On PowerPC it's very normal to not support all of the physical
RAM in real mode.
Oh? Are you referring to "real mode limit", or 32-bit
implementations with
more than 32 address lines, or something else?
The former.
Okay. In that case, the hypervisor can usually access all of physical
ram directly, unless it limits itself; and a supervisor gets either
no real mode access, or all ram, or some part -- whatever the hypervisor
likes.
If you access outside of ram, you will most likely get a machine check.
Depends on the implementation (like most things here).
Either way, RMO is a really bad name for this, since that name is
already
used for a similar but different concept.
It's the same concept, no?
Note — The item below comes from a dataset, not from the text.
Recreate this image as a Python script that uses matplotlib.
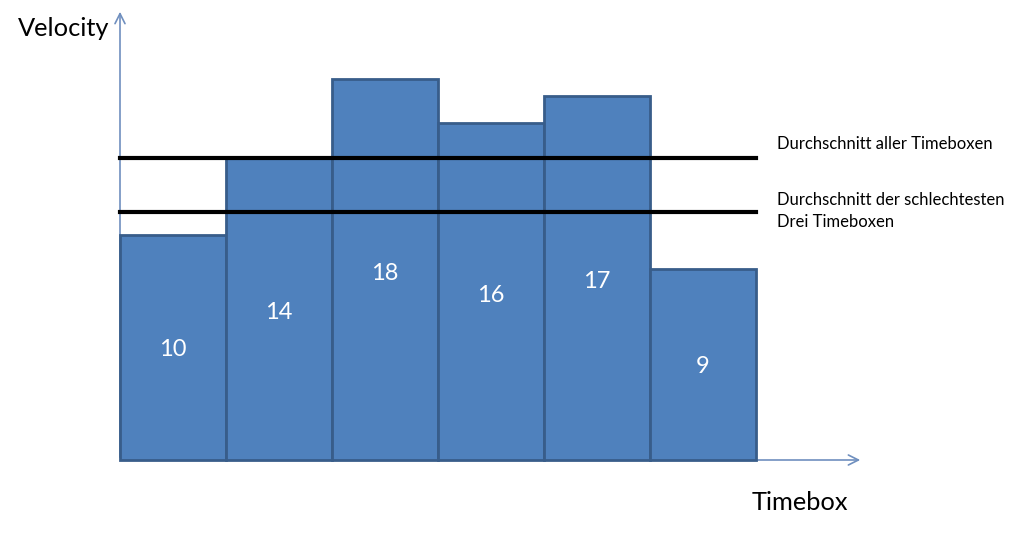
import matplotlib.pyplot as plt

# Daten
timeboxen = [1, 2, 3, 4, 5, 6]
hoehen = [10.65, 14.25, 18.0, 15.9, 17.2, 9.0]   # Balkenhöhen wie gezeichnet
beschriftung = ['10', '14', '18', '16', '17', '9']
schnitt_alle = 14.25
schnitt_schlecht = 11.7

plt.rcParams['font.family'] = ['Lato', 'DejaVu Sans']

fig = plt.figure(figsize=(10.24, 5.36), dpi=100)
ax = fig.add_axes([0, 0, 1, 1])
px_x = 106.0   # Pixel pro Timebox
px_y = 21.17   # Pixel pro Einheit
ax.set_xlim(-120 / px_x, (1024 - 120) / px_x)
ax.set_ylim(-(536 - 460) / px_y, 460 / px_y)
ax.axis('off')

# Balken
x_links = [t - 1 for t in timeboxen]
ax.bar(x_links, hoehen, width=1, align='edge', color='#4f81bd',
       edgecolor='#385d8a', linewidth=2, zorder=2)

# Zahlen in den Balken
for x, h, txt in zip(x_links, hoehen, beschriftung):
    ax.text(x + 0.5, h * 0.49, txt, color='white', fontsize=17,
            ha='center', va='center', zorder=3)

# Durchschnittslinien
ax.plot([0, 6], [schnitt_alle, schnitt_alle], color='black', lw=3, zorder=4)
ax.plot([0, 6], [schnitt_schlecht, schnitt_schlecht], color='black', lw=3, zorder=4)
ax.text(6.2, schnitt_alle + 0.7, 'Durchschnitt aller Timeboxen',
        fontsize=12, va='center', ha='left')
ax.text(6.2, schnitt_schlecht + 0.06, 'Durchschnitt der schlechtesten\nDrei Timeboxen',
        fontsize=12, va='center', ha='left', linespacing=1.45)

# Achsen mit Pfeilen
pfeil = dict(arrowstyle='->', color='#6f8fbf', lw=1.2, mutation_scale=18)
ax.annotate('', xy=(0, 451 / px_y), xytext=(0, 0), arrowprops=pfeil, zorder=1)
ax.annotate('', xy=(743 / px_x, 0), xytext=(0, 0), arrowprops=pfeil, zorder=1)

ax.text(-102 / px_x, 431 / px_y, 'Velocity', fontsize=18.3, va='center', ha='left')
ax.text(632 / px_x, -43 / px_y, 'Timebox', fontsize=18.3, va='center', ha='left')

fig.savefig('out.png', dpi=100)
Not all physical memory is accessible
from real mode.
I think you're looking for "real mode limit":
The concept is called "offset real mode".
RMO ("real mode offset") is the value that is ORed to an effective
address
to make the physical address (not added, "offset" is a pretty bad name).
RML ("real mode limit") is the value that has to be bigger than the
effective
address or you will get an exception.
RMA ("real mode area") is the name for the range of addresses usable
in offset
real mode.
Also, it seems you construct the physical address by masking out
bits from
the effective address. Most implementations will trap or machine
check if
you address outside of physical address space, instead.
Well the only case where I remember to have hit a real RMO case is
on the PS3 - that issues a data/instruction storage interrupt when
accessing anything > 8MB in real mode.
So I'd argue this is heavily implementation specific.
It is. So what is the behaviour you want to implement?
Apart from that what I'm trying to cover is that on ppc64 accessing
0xc0000000000000 in real mode gets you 0x0. Is there a better name
for this?
(You missed two zeroes).
In hypervisor real mode, the top few bits are magic. They are used
for e.g.
enabling hypervisor offset real mode.
In supervisor real mode, those bits are ignored (and all other bits
that do
not correspond to physical address lines may also be ignored).
Maybe you want to call it physical_address_mask or similar?